The main challenge is to make the system autonomous and solely sunlight-driven. Here, our system is completely light-driven without any applied energy or without any external bias. We have a photo electrode on one side; on the other side, a photo electrode does the carbon dioxide conversion — it absorbs sunlight, it converts sunlight into photo voltage, and it does the captured carbon dioxide conversion into syngas, which is carbon monoxide and hydrogen, that can be converted further into liquid hydrocarbon. And a dark anode converts plastic into glycolic acid. So, we connect these two electrodes in two compartments for photo electrochemical reactions, and with sunlight it’s self-driven without any external bias.
Tech Briefs: How long do you estimate it’ll be before we see the technology implemented at an industrial scale?
Kar: We’ve shown the proof of concept — we can do it driven solely by sunlight. But, efficiency-wise, it’s still not as far as we expect for the industrial process. We are trying to improve the efficiencies and the durability of the system. But I would say at least a decade or so — not anytime soon.
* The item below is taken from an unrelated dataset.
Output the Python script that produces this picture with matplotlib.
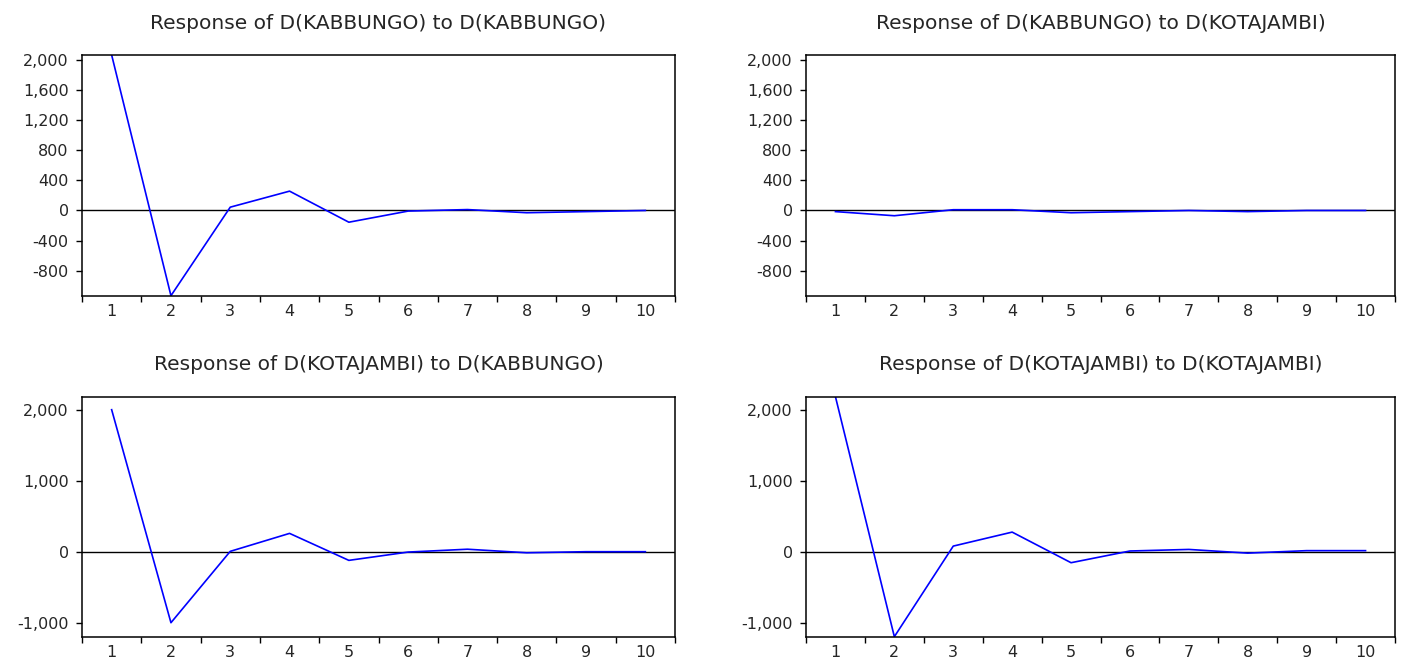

Tech Briefs: The team is currently working on a benchtop demonstrator device with improved efficiency and practicality to highlight the benefits of coupling direct air capture with CO2utilization. How is that coming along? Do you have any updates or any info you could provide on that?
Rahaman: We have a lab-scale reactor, which is what we use as a photo electrochemical cell to demonstrate that the experiment is possible. So now to bring it to the industrial scale, it will take some time and we need to optimize all the other components. We have to make the photo electrodes bigger, we have to make a big reactor, and then we might use the natural sunlight to convert this captured carbon dioxide along with the plastic reforming.
One important part is we need to improve the efficiency of carbon capture, the efficiency of the photo absorber. We need to improve the the solar cell, so it absorbs sunlight more efficiently and then transforms it into photo voltage. So, more step-by-step optimizations are required and then it needs to be implemented at a large scale.
So, basically, the scientific thing is there, but the next part is more or less the technical part to make it at a large scale.
Tech Briefs: What’s the next step? What’s your next move?
Kar: We want to improve the rates. Right now, when we use post-combustion flue gas we get decent rates, but when we move to air as the carbon dioxide source — because carbon dioxide in air is so dilute — it’s almost 0.04 percent. So, we want to focus a little bit on improving the performance in the lab scale. And then after that we will think about how to scale it up. But, right now, we are basically fine-tuning the system to get as much fuel as quickly as possible.
Tech Briefs: Is there anything else you’d like to add?
Rahaman: People have already achieved the process of carbon capture and conversion, using electricity — electrical energy. This is the first report, however, which shows that by using direct sunlight or solar energy it is possible to convert captured carbon dioxide into syngas in addition to simultaneously converting plastic waste into a chemical. So, it’s like two processes combined.
Kar: Carbon capture from air is getting huge momentum nowadays — basically the idea has been that we can take CO2 from air and then store it underground . But the long-term consequences of such storage are still unknown. So, what our study shows is that we can instead use sunlight to convert carbon dioxide into fuel. Thus, the cycle is carbon-neutral throughout.